Here is the wave that is building and may come crashing down. First the geopolitical, then the financial. Recognize that finance and geopolitical are interconnected. Money wins the war, and so does technology. And those require stable financial conditions to persist, even if the stability of bond yields and civilians getting slaughtered might seem disconnected.

  1. In terms of geopolitics, Russia, China, and Iran feel the US and Europe are weak. Whoever planned the Palestinian attack (Iranian financed?) likely thought the same of Israel, also in a political crisis. Putin would not have attacked Ukraine if he didn’t think the Western response would be weak and while he was wrong initially, recent dysfunction in the US Congress must make him elated. Ditto China building out islands to host military bases. The Palestinian attack seems like a suicide mission, but Putin could win in Ukraine, and, if he does, the risks for Taiwan, the Baltics, and other areas rise exponentially. Russia has been trying to control the Bosphorus for 300 years. While US defense spending is multiples higher in dollar terms than Russia and China, the chaos in Congress is a green light for aggressors. These threats then create pressure on defense budgets and national budgets which relates to investment implications (more later on that).

  2. In terms of financing, the thing that has changed is the cost of debt is exploding. Real interest rates, which is the cost of capital after inflation, are the critical rate to watch and have risen a lot. Below is a chart of the US 5-year real interest rate going from negative 1% to over 2% in a short period of time.

    To put this in perspective, relative to history this is a 3 standard deviation move, meaning well out of the ordinary. Below is a longer-term history (lacking this month’s moves) of 10-year real interest rates. So while real interest rates are high, and above potential growth, they could go yet higher, strangling the economy. The current US budget deficit is around -6% and will likely blow out to -10% in a recession, though private sector borrowing is drying up and Federal borrowing is only 1/3 of the total.

    The interest rate on bonds ties to the cash flows a company can generate. The average profit margin of a US company is around 9%. As the bond yields go up, about 5% for a 10-year government bond, private sector borrowers pay an additional spread. Right about now, the borrowing costs begin to exceed the cash flows, depending on the company. That’s when things could snap.

  3. Below is a chart of issuance of high-yield debt in the US and Europe over the last few quarters, tens of billions of dollars of this debt have been issued.

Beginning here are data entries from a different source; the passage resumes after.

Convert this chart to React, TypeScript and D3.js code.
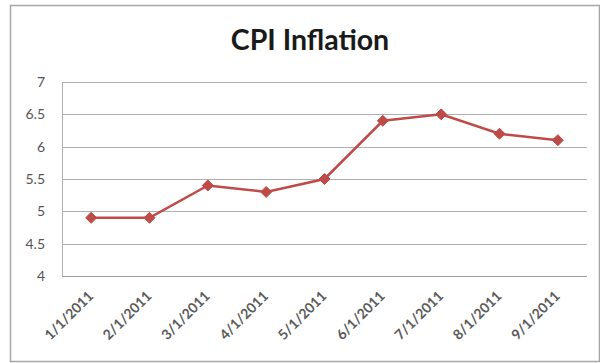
import React from "react";
import * as d3 from "d3";

const months = ["1/1/2011", "2/1/2011", "3/1/2011", "4/1/2011", "5/1/2011", "6/1/2011", "7/1/2011", "8/1/2011", "9/1/2011"];
const cpi = [4.9, 4.9, 5.4, 5.3, 5.5, 6.4, 6.5, 6.2, 6.1];
const yTicks = [4, 4.5, 5, 5.5, 6, 6.5, 7];

const W = 600;
const H = 363;
const plot = { left: 62, right: 587, top: 82, bottom: 276 };
const lineColor = "#be4b48";
const font = "Lato, 'Open Sans', sans-serif";

// square-ish diamond marker, half-diagonal r
const diamondPath = (r: number) => `M0,${-r}L${r},0L0,${r}L${-r},0Z`;

export default function App() {
  const x = d3.scalePoint<string>().domain(months).range([plot.left, plot.right]).padding(0.5);
  const y = d3.scaleLinear().domain([4, 7]).range([plot.bottom, plot.top]);
  const line = d3
    .line<number>()
    .x((_, i) => x(months[i]) as number)
    .y((d) => y(d));

  return (
    <svg
      width={W}
      height={H}
      style={{ position: "absolute", left: 0, top: 0, background: "#fff" }}
    >
      <rect x={10.5} y={5.5} width={589} height={356} fill="#fff" stroke="#a6a6a6" strokeWidth={1.5} />
      <text x={310} y={50} textAnchor="middle" fontFamily={font} fontWeight={700} fontSize={28.5} fill="#1a1a1a">
        CPI Inflation
      </text>
      {yTicks.map((t) => (
        <g key={t}>
          <line
            x1={plot.left}
            x2={plot.right}
            y1={Math.round(y(t)) + 0.5}
            y2={Math.round(y(t)) + 0.5}
            stroke={t === 4 ? "#a0a0a0" : "#b0b0b0"}
            strokeWidth={1}
          />
          <text x={45} y={y(t) + 5} textAnchor="end" fontFamily={font} fontSize={14} fill="#555">
            {t}
          </text>
        </g>
      ))}
      <line x1={plot.left + 0.5} x2={plot.left + 0.5} y1={plot.top} y2={plot.bottom} stroke="#b0b0b0" />
      {months.map((m) => {
        const px = x(m) as number;
        return (
          <text
            key={m}
            transform={`translate(${px + 3},${plot.bottom + 21}) rotate(-45)`}
            textAnchor="end"
            fontFamily={font}
            fontWeight={700}
            fontSize={14}
            fill="#5a5a5a"
          >
            {m}
          </text>
        );
      })}
      <path d={line(cpi) as string} fill="none" stroke={lineColor} strokeWidth={2.5} />
      {cpi.map((v, i) => (
        <path
          key={i}
          d={diamondPath(5.5)}
          transform={`translate(${x(months[i])},${y(v)})`}
          fill={lineColor}
          stroke={lineColor}
          strokeWidth={1}
        />
      ))}
    </svg>
  );
}
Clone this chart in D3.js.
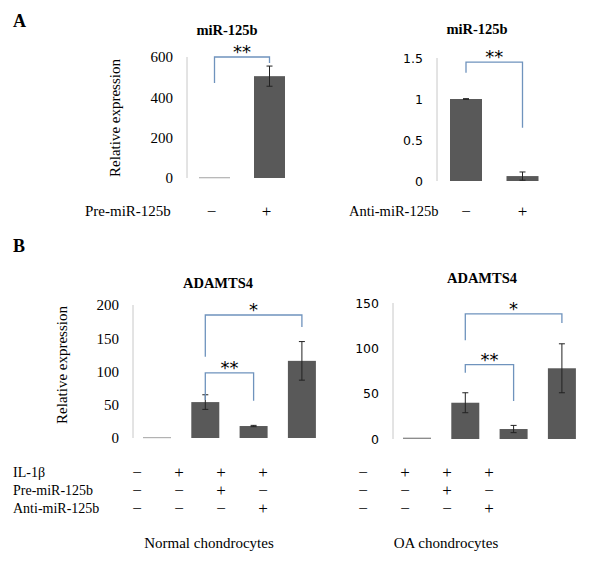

    The spread on the high-yield debt is around 400 bps…meaning the total cost is around 9%. I’d have to dig into each individual company to know how sustainable this is, but the big thing is the higher the interest rates go, the more borrowers are cut off. At moments of distress, these spreads can rise much, much higher.

  4. Structurally, the US economy, like most major economies, is highly leveraged. The US economy is about $25T and it supports almost $100T of debt. Don’t just stare at government debt to GDP, look at TOTAL debt to GDP. Debt = spending. So if you cut off the debt growth, you cut off spending growth. Then, as spending contracts, debt relative to GDP will initially get worse, because GDP is shrinking. So a country can get into a death spiral when soaring interest rate costs require more issuance, that investors don’t want to pay, so you then need to cut back. This makes it harder to pay for defense. This is the wave I see hitting us. It may take a while. When real interest rates jumped this high in 2006, it took time for problems to manifest, like a year.

  5. There are other, more positive scenarios. It’s possible that inflation falls fast and the Fed adroitly responds, which would help the stock market, avoid a recession, and lead to more tax receipts to pay down the debt. That’s just not my central case.

  6. The change in interest rates directly feeds into the pricing of stocks.